On Wed, 25 Aug 2021 11:02:28 +0100,
Oliver Upton <oupton@google.com> wrote:
> 
> On Wed, Aug 25, 2021 at 2:27 AM Marc Zyngier <maz@kernel.org> wrote:
> > > Exposing new hypercalls to guests in this manner seems very unsafe to
> > > me. Suppose an operator is trying to upgrade from kernel N to kernel
> > > N+1, which brings in the new 'widget' hypercall. Guests are live
> > > migrated onto the N+1 kernel, but the operator finds a defect that
> > > warrants a kernel rollback. VMs are then migrated from kernel N+1 -> N.
> > > Any guests that discovered the 'widget' hypercall are likely going to
> > > get fussy _very_ quickly on the old kernel.
> >
> > This goes against what we decided to support for the *only* publicly
> > available VMM that cares about save/restore, which is that we only
> > move forward and don't rollback.
> 
> Ah, I was definitely missing this context. Current behavior makes much
> more sense then.
> 
> > Hypercalls are the least of your
> > worries, and there is a whole range of other architectural features
> > that will have also appeared/disappeared (your own CNTPOFF series is a
> > glaring example of this).
> 
> Isn't that a tad bit different though? I'll admit, I'm just as guilty
> with my own series forgetting to add a KVM_CAP (oops), but it is in my
> queue to kick out with the fix for nVHE/ptimer. Nonetheless, if a user
> takes up a new KVM UAPI, it is up to the user to run on a new kernel.

The two are linked. Exposing a new register to userspace and/or guest
result in the same thing: you can't rollback. That's specially true in
the QEMU case, which *learns* from the kernel what registers are
available, and doesn't maintain a fixed list.

> My concerns are explicitly with the 'under the nose' changes, where
> KVM modifies the guest feature set without userspace opting in. Based
> on your comment, though, it would appear that other parts of KVM are
> affected too.

Any new system register that is exposed by a new kernel feature breaks
rollback. And so far, we only consider it a bug if the set of exposed
registers reduces. Anything can be added safely (as checked by one of
the selftests added by Drew).

< It doesn't have to be rollback safety, either. There may
> simply be a hypercall which an operator doesn't want to give its
> guests, and it needs a way to tell KVM to hide it.

Fair enough.
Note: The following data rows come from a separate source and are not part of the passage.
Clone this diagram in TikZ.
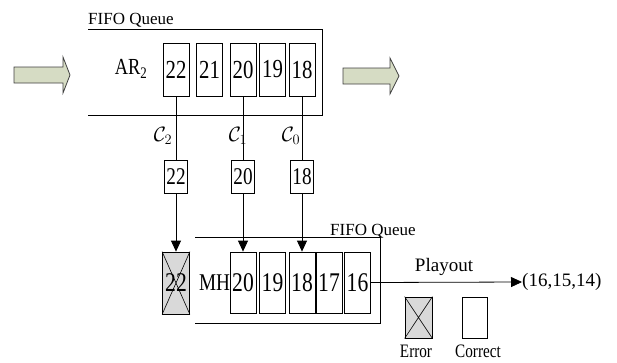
\documentclass[tikz,border=0pt]{standalone}
\usepackage{fontspec}
\setmainfont{Liberation Serif}
\newfontfamily\condfont[FakeStretch=0.8]{Liberation Serif}
\usetikzlibrary{arrows.meta}
\definecolor{arrowfill}{RGB}{214,220,196}
\definecolor{errfill}{RGB}{217,217,217}
\tikzset{
  cell/.style={draw, line width=0.8pt, inner sep=0pt, minimum width=26pt, minimum height=53pt, font=\condfont\fontsize{26}{26}\selectfont},
  lcell/.style={cell, minimum height=61pt, font=\condfont\fontsize{27}{27}\selectfont},
  sbox/.style={draw, line width=0.8pt, inner sep=0pt, minimum width=23pt, minimum height=33pt, font=\condfont\fontsize{24}{24}\selectfont},
  errbox/.style={draw, line width=0.8pt, fill=errfill, inner sep=0pt, minimum width=27pt},
  lbl/.style={inner sep=0pt},
  conn/.style={line width=0.8pt},
  arr/.style={line width=0.8pt, -{Triangle[length=11pt,width=10pt]}},
  blockarrow/.style={draw=black!75, fill=arrowfill, line width=0.8pt, line join=miter}
}
\begin{document}
\begin{tikzpicture}[x=1pt,y=-1pt]
\useasboundingbox (0,0) rectangle (617,362);
% block arrows
\draw[blockarrow] (14,67) -- (63,67) -- (63,57) -- (70,75) -- (63,93) -- (63,83) -- (14,83) -- cycle;
\draw[blockarrow] (343,68) -- (390,68) -- (390,58) -- (399,76) -- (390,94) -- (390,84) -- (343,84) -- cycle;
% top FIFO
\draw[conn] (88,29) -- (322,29) -- (322,115) -- (88,115);
\node[lbl, anchor=base west, font=\fontsize{17}{17}\selectfont] (fifo1) at (88,24) {FIFO Queue};
\node[lbl, font=\condfont\fontsize{23}{23}\selectfont] (ar) at (131,69) {AR\textsubscript{2}};
\node[cell] (t22) at (176,69.5) {22};
\node[cell] (t21) at (209.5,69.5) {21};
\node[cell] (t20) at (243,69.5) {20};
\node[cell] (t19) at (272.5,69.5) {19};
\node[cell] (t18) at (302,69.5) {18};
% labels c
\node[lbl, font=\fontsize{20}{20}\selectfont] (c2) at (163,136) {$\mathcal{C}_2$};
\node[lbl, font=\fontsize{20}{20}\selectfont] (c1) at (238,136) {$\mathcal{C}_1$};
\node[lbl, font=\fontsize{20}{20}\selectfont] (c0) at (291,136) {$\mathcal{C}_0$};
% small boxes
\node[sbox] (s22) at (176,176.5) {22};
\node[sbox] (s20) at (243,176.5) {20};
\node[sbox] (s18) at (302,176.5) {18};
% lower FIFO
\draw[conn] (195,237) -- (380,237) -- (380,323) -- (195,323);
\node[lbl, anchor=base west, font=\fontsize{17}{17}\selectfont] (fifo2) at (330,235) {FIFO Queue};
\node[errbox, minimum height=62pt, font=\condfont\fontsize{27}{27}\selectfont] (e22) at (176,283) {22};
\draw[line width=0.6pt] (e22.north west) -- (e22.south east) (e22.north east) -- (e22.south west);
\node[lbl, font=\condfont\fontsize{24}{24}\selectfont] (mh) at (214.5,283) {MH};
\node[lcell] (l20) at (243,282.5) {20};
\node[lcell] (l19) at (272.5,282.5) {19};
\node[lcell] (l18) at (302,282.5) {18};
\node[lcell] (l17) at (329,282.5) {17};
\node[lcell] (l16) at (357.5,282.5) {16};
% connectors
\draw[conn] (t22.south) -- (s22.north);
\draw[conn] (t20.south) -- (s20.north);
\draw[conn] (t18.south) -- (s18.north);
\draw[arr] (s22.south) -- (e22.north);
\draw[arr] (s20.south) -- (l20.north);
\draw[arr] (s18.south) -- (l18.north);
% playout
\node[lbl, anchor=west, font=\fontsize{19}{19}\selectfont] (out) at (522,282) {(16,15,14)};
\node[lbl, font=\fontsize{19}{19}\selectfont] (play) at (444,267) {Playout};
\draw[arr] (l16.east) -- (out.west);
% legend
\node[errbox, minimum height=41pt] (le) at (418.5,317.5) {};
\draw[line width=0.6pt] (le.north west) -- (le.south east) (le.north east) -- (le.south west);
\node[draw, line width=0.8pt, inner sep=0pt, minimum width=25pt, minimum height=41pt] (lc) at (474.5,317.5) {};
\node[lbl, font=\condfont\fontsize{19}{19}\selectfont] (errl) at (416,351) {Error};
\node[lbl, font=\condfont\fontsize{19}{19}\selectfont] (corl) at (478,351) {Correct};
\end{tikzpicture}
\end{document}
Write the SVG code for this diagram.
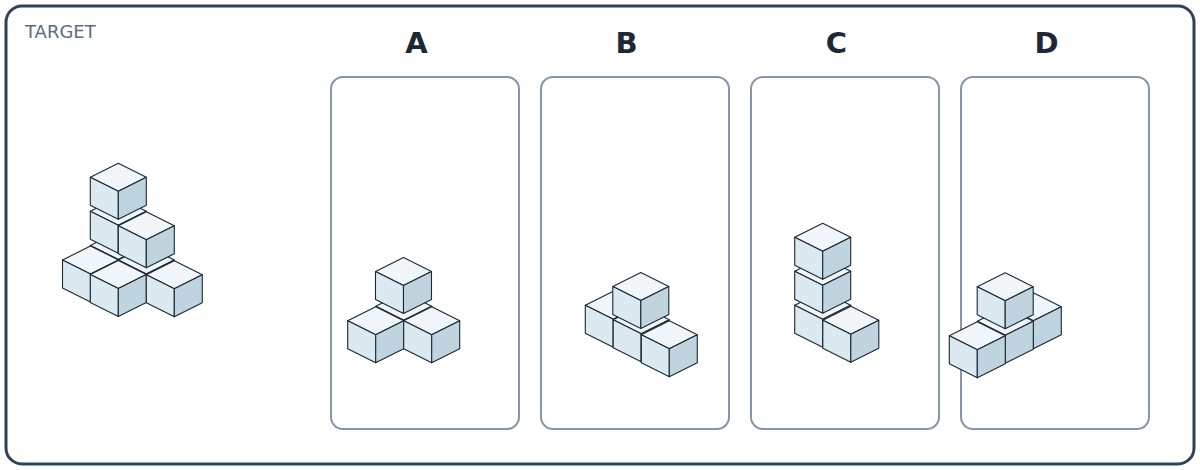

But this has to be done in a scalable way, which
individual capability cannot provide.

> > > Have I missed something blatantly obvious, or do others see this as an
> > > issue as well? I'll reply with an example of adding opt-out for PTP.
> > > I'm sure other hypercalls could be handled similarly.
> >
> > Why do we need this? For future hypercalls, we could have some buy-in
> > capabilities. For existing ones, it is too late, and negative features
> > are just too horrible.
> 
> Oh, agreed on the nastiness. Lazy hack to realize the intended
> functional change..

Well, you definitely achieved your goal of attracting my attention :).

> > For KVM-specific hypercalls, we could get the VMM to save/restore the
> > bitmap of supported functions. That would be "less horrible". This
> > could be implemented using extra "firmware pseudo-registers" such as
> > the ones described in Documentation/virt/kvm/arm/psci.rst.
> 
> This seems more reasonable, especially since we do this for migrating
> the guest's PSCI version.
> 
> Alternatively, I had thought about using a VM attribute, given the
> fact that it is non-architectural information and we avoid ABI issues
> in KVM_GET_REG_LIST without buy-in through a KVM_CAP.

The whole point is that these settings get exposed by
KVM_GET_REG_LIST, as this is QEMU's way to dump a VM state. Given that
we already have this for things like the spectre management state, we
can just as well expose the bitmaps that deal with the KVM-specific
hypercalls. After all, this falls into the realm of "KVM as VM
firmware".

For ARM-architected hypercalls (TRNG, stolen time), we may need a
similar extension.

	M.

-- 
Without deviation from the norm, progress is not possible.